Indian industrial group Mahindra & Mahindra has pulled out of the race to buy Jaguar and Land Rover, it has emerged.
It is thought the Indian utility vehicle maker was concerned about the supply of engines from Ford if it was able to make the acquisition.
Fears were also raised about the ability of the Jaguar and Land Rover to meet the proposed 130g per km C02 limit which could be imposed by the EU from 2012.
Mahindra's exit leaves only its compatriot Tata among the trade bidders for the two companies, which have been put up for sale by parent company Ford.
A team from Mahindra had visited the factories in Britain and had been a part of the discussions with the management.
It had been thought that Mahindra, an off-road and tractor specialist, was more interested in Land Rover rather than Jaguar, but Ford is adamant that both companies would be sold together.
Indian analysts have said Land Rover would fit Mahindra's portfolio of products better, as it would address its need for a premium SUV brand above its Scorpio SUV.
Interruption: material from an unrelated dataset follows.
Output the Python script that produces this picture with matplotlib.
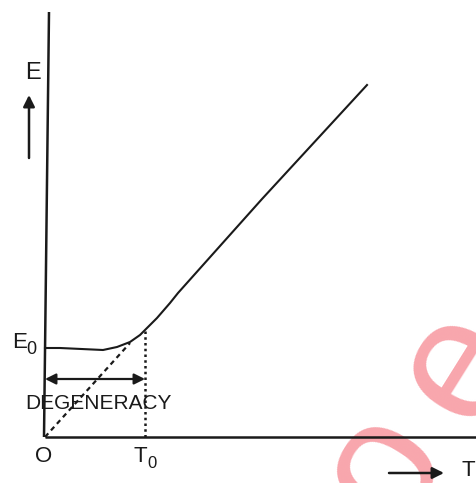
import matplotlib
matplotlib.use("Agg")
import matplotlib.pyplot as plt

# Energy vs temperature (arbitrary units, T0 = 1)
T_curve = [0.0, 0.15, 0.58, 0.72, 0.85, 0.95, 1.02, 1.12, 1.25, 1.33, 2.17, 3.22]
E_curve = [0.89, 0.89, 0.87, 0.90, 0.95, 1.02, 1.09, 1.19, 1.34, 1.44, 2.38, 3.52]
T_asym = [0.0, 0.85]
E_asym = [0.0, 0.94]
T0 = 1.0
E_T0 = 1.09

plt.rcParams['font.family'] = ['Liberation Sans', 'DejaVu Sans']

fig = plt.figure(figsize=(4.76, 4.83), dpi=100)
ax = fig.add_axes([0, 0, 1, 1])
ax.set_xlim(-0.45, 4.31)
ax.set_ylim(-0.46, 4.37)
ax.axis('off')

k = '#1a1a1a'
# watermark
wm = '#f8a6ad'
ax.text(4.14, 0.72, 'e', fontsize=125, color=wm, rotation=58, ha='center', va='center', zorder=0)
ax.text(3.38, -0.30, 'o', fontsize=125, color=wm, rotation=58, ha='center', va='center', zorder=0)

# axes
ax.plot([-0.01, 0.04], [0.0, 4.25], color=k, lw=1.8, solid_capstyle='butt')
ax.plot([0.0, 4.31], [0.0, 0.0], color=k, lw=1.8, solid_capstyle='butt')

# curve
ax.plot(T_curve, E_curve, color=k, lw=1.5)
# asymptote
ax.plot(T_asym, E_asym, color=k, lw=1.6, linestyle=(0, (2.2, 1.8)))
# dotted vertical at T0
ax.plot([T0, T0], [0.0, E_T0], color=k, lw=1.8, linestyle=(0, (1, 1.3)))

# degeneracy arrow
ax.annotate('', xy=(0.0, 0.58), xytext=(T0, 0.58),
            arrowprops=dict(arrowstyle='<|-|>', color=k, lw=1.6,
                            mutation_scale=16, shrinkA=0, shrinkB=0))
ax.text(0.535, 0.335, 'DEGENERACY', fontsize=15, color=k, ha='center', va='center')

# axis arrows
ax.annotate('', xy=(-0.16, 3.42), xytext=(-0.16, 2.79),
            arrowprops=dict(arrowstyle='-|>', color=k, lw=1.8,
                            mutation_scale=17, shrinkA=0, shrinkB=0))
ax.annotate('', xy=(3.99, -0.36), xytext=(3.44, -0.36),
            arrowprops=dict(arrowstyle='-|>', color=k, lw=1.8,
                            mutation_scale=17, shrinkA=0, shrinkB=0))

# labels
ax.text(-0.12, 3.64, 'E', fontsize=17, color=k, ha='center', va='center')
ax.text(-0.255, 0.95, 'E', fontsize=16, color=k, ha='center', va='center')
ax.text(-0.14, 0.87, '0', fontsize=13, color=k, ha='center', va='center')
ax.text(-0.01, -0.20, 'O', fontsize=16, color=k, ha='center', va='center')
ax.text(0.95, -0.20, 'T', fontsize=16, color=k, ha='center', va='center')
ax.text(1.07, -0.27, '0', fontsize=12, color=k, ha='center', va='center')
ax.text(4.165, -0.34, 'T', fontsize=16, color=k, ha='left', va='center')

fig.savefig('out.png', dpi=100)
Ford has said it plans to have more details on the sale of Jaguar and Land Rover by the end of the year or early 2008.
Meanwhile, investors and motor industry analysts are questioning the business plan for a possible takeover bid by India's Tata Motors for Jaguar and Land Rover.
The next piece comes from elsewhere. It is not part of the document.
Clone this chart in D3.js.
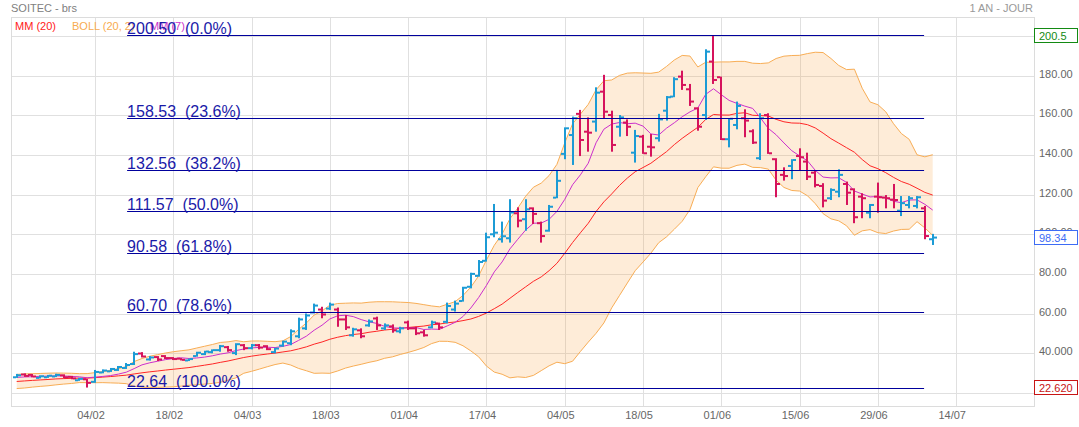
<!DOCTYPE html>
<html>
<head>
<meta charset="utf-8">
<script src="https://cdn.jsdelivr.net/npm/d3@7"></script>
<style>
  body { margin: 0; background: #fff; }
  svg { font-family: "Liberation Sans", Arial, sans-serif; display: block; }
  .fib-label { white-space: pre; }
</style>
</head>
<body>
<svg id="chart" width="1079" height="427"></svg>
<script>
// Daily OHLC, SOITEC, 1 year view (last ~118 sessions shown)
const opens = [
  27.8, 29.2, 29.0, 27.5, 27.8, 28.2, 28.8, 28.0, 26.3, 26.8,
  25.5, 30.2, 30.8, 31.5, 32.5, 34.5, 39.8, 36.8, 38.0, 38.5,
  37.5, 37.2, 36.3, 38.5, 39.5, 40.5, 41.5, 43.0, 40.0, 44.0,
  42.5, 44.0, 43.5, 40.5, 43.8, 45.0, 48.5, 52.5, 60.5, 62.0,
  62.5, 62.0, 57.0, 49.0, 51.5, 54.0, 57.5, 52.5, 53.5, 51.0,
  55.5, 52.5, 50.5, 53.0, 55.0, 55.8, 62.0, 66.3, 73.5, 79.0,
  86.6, 100.0, 97.5, 98.0, 110.6, 107.6, 113.1, 105.6, 101.8, 118.5,
  140.6, 150.1, 160.8, 151.8, 156.9, 172.0, 160.2, 154.3, 156.4, 141.2,
  149.3, 144.2, 148.5, 162.4, 169.5, 179.6, 173.2, 163.6, 160.2, 187.2,
  179.3, 148.0, 155.2, 158.6, 152.0, 138.4, 160.2, 137.9, 130.0, 134.5,
  139.5, 136.7, 131.1, 124.4, 118.2, 121.5, 125.4, 122.7, 119.0, 110.9,
  119.0, 118.5, 117.5, 111.9, 114.8, 114.3, 113.1, 97.5
];
const highs = [
  29.5, 29.8, 29.5, 28.8, 29.0, 29.6, 29.3, 28.5, 27.5, 27.0,
  31.5, 31.8, 32.5, 33.5, 35.0, 40.7, 40.5, 38.5, 38.5, 39.0,
  38.0, 37.5, 37.3, 40.7, 41.2, 41.9, 44.1, 43.6, 45.0, 44.6,
  44.6, 44.6, 44.0, 42.7, 46.3, 52.0, 57.9, 60.0, 65.0, 63.4,
  65.5, 63.0, 59.2, 52.8, 52.5, 57.0, 58.4, 55.0, 54.5, 53.3,
  56.4, 53.3, 51.7, 56.4, 55.4, 65.5, 66.5, 73.5, 80.6, 87.0,
  100.8, 115.3, 106.4, 117.7, 113.6, 117.7, 113.6, 106.4, 114.8, 132.5,
  154.0, 159.4, 162.8, 159.0, 174.2, 180.5, 162.4, 160.2, 158.0, 152.7,
  150.2, 150.6, 160.8, 169.8, 179.3, 182.6, 175.9, 164.1, 193.4, 200.5,
  179.6, 158.6, 167.0, 163.1, 153.0, 161.1, 161.1, 138.4, 133.8, 137.9,
  143.4, 141.2, 132.1, 125.8, 123.2, 132.8, 126.6, 123.2, 120.7, 115.3,
  126.1, 119.8, 125.4, 119.3, 119.3, 119.3, 114.3, 100.2
];
const lows = [
  27.5, 28.0, 27.8, 27.2, 27.5, 27.9, 27.3, 26.8, 26.0, 22.62,
  25.0, 29.8, 30.5, 31.0, 32.0, 34.0, 37.8, 36.2, 36.0, 37.0,
  36.5, 36.3, 36.0, 38.2, 39.0, 39.9, 40.7, 40.7, 39.0, 41.5,
  41.9, 41.9, 41.5, 39.9, 43.2, 44.0, 47.5, 51.7, 60.0, 57.6,
  61.8, 53.3, 51.7, 48.3, 47.5, 53.3, 51.7, 51.7, 50.3, 50.0,
  51.7, 49.1, 48.3, 52.5, 51.7, 55.0, 61.0, 66.0, 72.7, 78.6,
  86.2, 98.5, 95.8, 95.8, 103.5, 101.8, 105.2, 95.8, 101.3, 118.2,
  137.9, 135.0, 139.5, 141.7, 151.8, 158.6, 141.7, 149.3, 149.6, 136.2,
  140.6, 139.2, 146.8, 157.4, 169.2, 172.9, 164.8, 152.3, 157.7, 175.9,
  147.6, 143.9, 153.0, 149.0, 145.6, 137.5, 140.6, 118.7, 127.1, 127.8,
  132.1, 127.4, 123.7, 113.6, 117.3, 118.7, 114.8, 105.6, 108.1, 108.1,
  110.9, 113.1, 113.1, 109.2, 113.1, 113.1, 97.5, 94.6
];
const closes = [
  28.8, 28.5, 28.2, 28.3, 28.6, 29.0, 27.8, 27.2, 27.0, 25.0,
  30.5, 31.2, 32.0, 33.0, 34.0, 39.5, 38.3, 37.8, 36.8, 37.5,
  37.0, 36.6, 37.0, 40.2, 40.8, 41.5, 43.5, 41.5, 44.5, 42.5,
  44.0, 42.8, 42.0, 42.3, 45.8, 51.0, 57.0, 59.0, 64.0, 59.5,
  64.5, 57.0, 53.0, 52.0, 48.5, 56.0, 54.0, 54.0, 51.5, 52.5,
  52.5, 50.0, 49.0, 55.5, 53.0, 63.8, 65.0, 73.0, 80.0, 86.0,
  98.5, 100.8, 99.0, 111.0, 106.9, 112.6, 110.3, 99.1, 113.9, 127.0,
  153.5, 158.6, 147.6, 151.3, 171.5, 161.9, 145.1, 159.0, 154.3, 149.6,
  140.9, 143.9, 158.0, 169.2, 178.3, 175.4, 167.0, 154.3, 192.2, 177.9,
  148.0, 158.3, 164.8, 157.4, 146.3, 158.6, 140.9, 125.4, 129.4, 137.5,
  138.9, 129.1, 124.9, 117.0, 122.4, 130.0, 121.0, 108.6, 118.2, 114.8,
  118.7, 118.2, 117.3, 115.7, 118.2, 118.7, 99.1, 98.34
];
// closes before the visible window (warm-up for MM / BOLL)
const history = [
  23.1, 22.8, 23.5, 24.0, 23.6, 24.4, 24.9, 24.5, 25.2, 25.8,
  25.4, 26.3, 26.0, 26.9, 27.4, 27.0, 27.8, 28.3, 28.0
];

const xTickLabels = ["04/02", "18/02", "04/03", "18/03", "01/04", "17/04",
                     "04/05", "18/05", "01/06", "15/06", "29/06", "14/07"];
const xTickBars = [10, 20, 30, 40, 50, 60, 70, 80, 90, 100, 110, 120];

const yGrid = [20, 40, 60, 80, 100, 120, 140, 160, 180, 200];
const yLabels = ["20.000", "40.000", "60.00", "80.00", "100.00", "120.00",
                 "140.00", "160.00", "180.00", "200.00"];

const fibValues = [200.50, 158.53, 132.56, 111.57, 90.58, 60.70, 22.64];
const fibPcts = ["0.0%", "23.6%", "38.2%", "50.0%", "61.8%", "78.6%", "100.0%"];
const fibFrom = 14.1, fibTo = 115.9;   // bar index span of the retracement tool

const svg = d3.select("#chart");
const L = 11, R = 1034, T = 17, B = 406;

const n = closes.length;
const x = d3.scaleLinear().domain([-0.73, 129.94]).range([L, R]);
const y = d3.scaleLinear().domain([13.3, 209.7]).range([B, T]);

// Indicators
const all = history.concat(closes);
const off = history.length;
const ind = d3.range(n).map((i) => {
  const k = i + off;
  const w20 = all.slice(k - 19, k + 1);
  const w7 = all.slice(k - 6, k + 1);
  const m20 = d3.mean(w20);
  const sd = Math.sqrt(d3.mean(w20, (v) => (v - m20) * (v - m20)));
  return { i, m20, m7: d3.mean(w7), up: m20 + 2 * sd, lo: m20 - 2 * sd };
});

// Header texts
svg.append("text").attr("x", 11).attr("y", 12).attr("font-size", 11)
  .attr("fill", "#808080").text("SOITEC - brs");
svg.append("text").attr("x", 1033).attr("y", 12).attr("font-size", 11)
  .attr("text-anchor", "end").attr("fill", "#999").text("1 AN - JOUR");

// Grid
const grid = svg.append("g").attr("stroke", "#e0e0e0").attr("stroke-width", 1);
grid.selectAll(".hg").data(yGrid).join("line")
  .attr("x1", L).attr("x2", R)
  .attr("y1", (d) => Math.round(y(d)) + 0.5).attr("y2", (d) => Math.round(y(d)) + 0.5);
grid.selectAll(".vg").data(xTickBars).join("line")
  .attr("y1", T).attr("y2", B)
  .attr("x1", (d) => Math.round(x(d)) + 0.5).attr("x2", (d) => Math.round(x(d)) + 0.5);
svg.append("rect").attr("x", L + 0.5).attr("y", T + 0.5)
  .attr("width", R - L).attr("height", B - T)
  .attr("fill", "none").attr("stroke", "#dcdcdc");

// Axis labels
svg.append("g").selectAll("text").data(yGrid).join("text")
  .attr("x", 1039).attr("y", (d) => y(d) + 2)
  .attr("font-size", 11).attr("fill", "#666")
  .text((d, i) => yLabels[i]);
svg.append("g").selectAll("text").data(xTickBars).join("text")
  .attr("x", (d) => x(d) - 4).attr("y", 419)
  .attr("text-anchor", "middle").attr("font-size", 11).attr("fill", "#666")
  .text((d, i) => xTickLabels[i]);

// Bollinger band
svg.append("path").datum(ind)
  .attr("fill", "#f9a23a").attr("fill-opacity", 0.2)
  .attr("d", d3.area().x((d) => x(d.i)).y0((d) => y(d.lo)).y1((d) => y(d.up)));
["up", "lo"].forEach((key) => {
  svg.append("path").datum(ind)
    .attr("fill", "none").attr("stroke", "#f8ad55").attr("stroke-width", 1)
    .attr("d", d3.line().x((d) => x(d.i)).y((d) => y(d[key])));
});
svg.append("path").datum(ind)
  .attr("fill", "none").attr("stroke", "#ff2626").attr("stroke-width", 1)
  .attr("d", d3.line().x((d) => x(d.i)).y((d) => y(d.m20)));
svg.append("path").datum(ind)
  .attr("fill", "none").attr("stroke", "#cc2fcc").attr("stroke-width", 1)
  .attr("d", d3.line().x((d) => x(d.i)).y((d) => y(d.m7)));

// OHLC bars
const bars = svg.append("g").selectAll("g").data(d3.range(n)).join("g")
  .attr("fill", (i) => (closes[i] >= opens[i] ? "#1c9bd5" : "#d6135c"));
bars.append("rect")
  .attr("x", (i) => Math.round(x(i)) - 1).attr("width", 2)
  .attr("y", (i) => y(highs[i])).attr("height", (i) => Math.max(1, y(lows[i]) - y(highs[i])));
bars.append("rect")
  .attr("x", (i) => Math.round(x(i)) - 4).attr("width", 3)
  .attr("y", (i) => y(opens[i]) - 1).attr("height", 2);
bars.append("rect")
  .attr("x", (i) => Math.round(x(i)) + 1).attr("width", 3)
  .attr("y", (i) => y(closes[i]) - 1).attr("height", 2);

// Legend
const legend = [["MM (20)", "#ff1a1a", 15], ["BOLL (20, 2)", "#f7ab4f", 72], ["MM (7)", "#cc33cc", 150]];
svg.append("g").selectAll("text").data(legend).join("text")
  .attr("x", (d) => d[2]).attr("y", 30).attr("font-size", 11)
  .attr("fill", (d) => d[1]).text((d) => d[0]);

// Fibonacci retracement
const fib = svg.append("g");
fib.selectAll("line").data(fibValues).join("line")
  .attr("x1", x(fibFrom)).attr("x2", x(fibTo))
  .attr("y1", (d) => Math.round(y(d)) + 0.5).attr("y2", (d) => Math.round(y(d)) + 0.5)
  .attr("stroke", "#00009c").attr("stroke-width", 1);
fib.selectAll("text").data(fibValues).join("text")
  .attr("class", "fib-label")
  .attr("x", x(fibFrom)).attr("y", (d) => Math.round(y(d)) - 1)
  .attr("font-size", 16).attr("fill", "#1a1aa8")
  .text((d, i) => d.toFixed(2) + "  (" + fibPcts[i] + ")");

// Value boxes on the price axis
const boxes = [
  [d3.max(highs), "200.5", "#138a13"],
  [closes[n - 1], "98.34", "#3d6cf5"],
  [d3.min(lows), "22.620", "#c81414"]
];
const bx = svg.append("g").selectAll("g").data(boxes).join("g")
  .attr("transform", (d) => `translate(1034,${Math.round(y(d[0]) - 7.5)})`);
bx.append("rect").attr("x", 0.5).attr("y", 0.5).attr("width", 43).attr("height", 14)
  .attr("fill", "#fff").attr("stroke", (d) => d[2]);
bx.append("text").attr("x", 5).attr("y", 11.5).attr("font-size", 11)
  .attr("fill", (d) => d[2]).text((d) => d[1]);
</script>
</body>
</html>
Chairman Ratan Tata confirmed last month that he is interested in entering the bidding against US private equity firms including TPG, One Equity Partners and Ripplewood Holdings, that each have partnered with former Ford executives.
Mr Tata said such an acquisition would help bring global visibility to his group - a large conglomerate that makes everything from automobiles to steel and software, and a name that until recently was little-known outside India.
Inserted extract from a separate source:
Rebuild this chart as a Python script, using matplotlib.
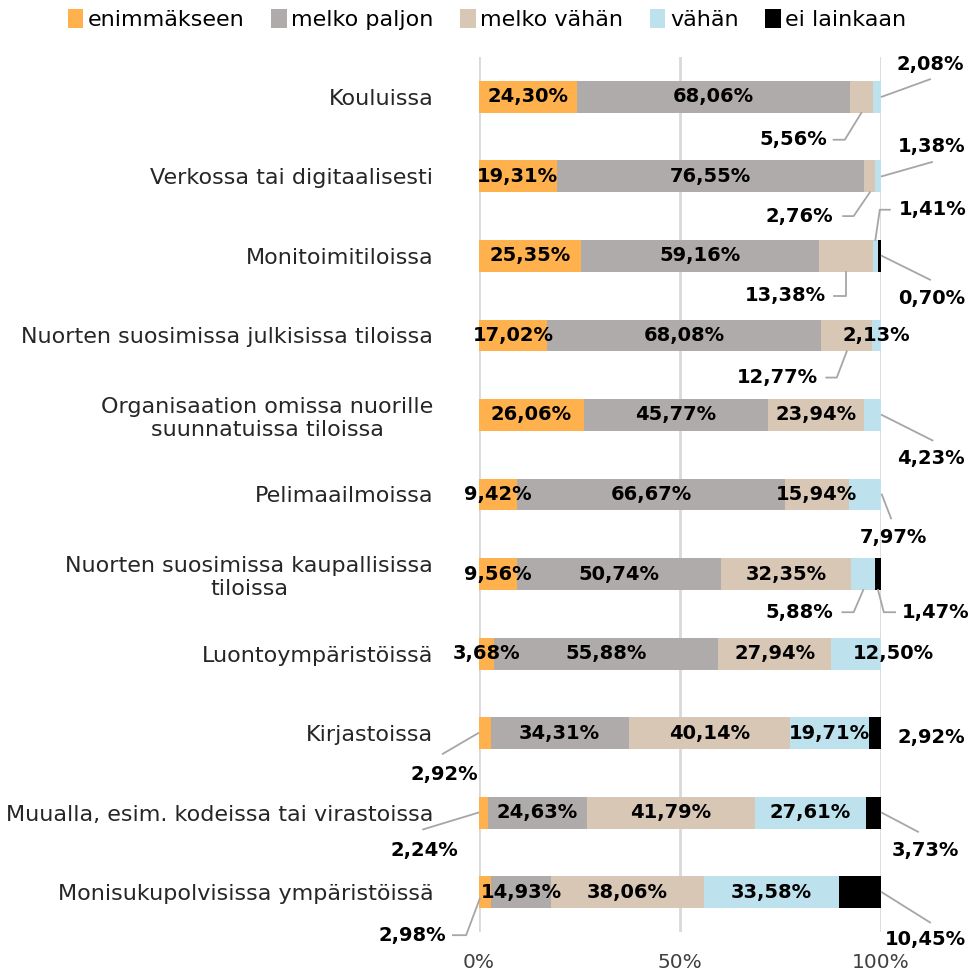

Tata Steel made a splash in January when it won a bidding war to buy Anglo-Dutch steel maker Corus Group for £6 billion.
That deal, India's biggest foreign acquisition, highlights the country's recent outward expansion into the global economy.
But while the Corus acquisition was widely seen as a good match - and since appears to be paying off - experts don't see similar synergies in a Tata Motors takeover of Jaguar and Land Rover.
Tata, which is a giant in truck and bus manufacturing, has only about a decade of experience selling cars - and most recently, has grabbed headlines with its plan to make an ultra cheap car costing just £1,200.
The company has been successful selling into the burgeoning Indian market, which is dominated by hatchbacks and subcompacts.
Jaguar and Land Rover are luxury brands that cater to a small percentage of customers and have a limited distribution network.
What Tata needs more, if it wants to reduce its dependence on Indian buyers, is a large overseas sales network that targets the mass market, experts said.
Morgan Stanley analyst Balaji Jayaraman called such an acquisition "value-destructive given the lack of synergies and the high-cost operations involved," in a note to clients.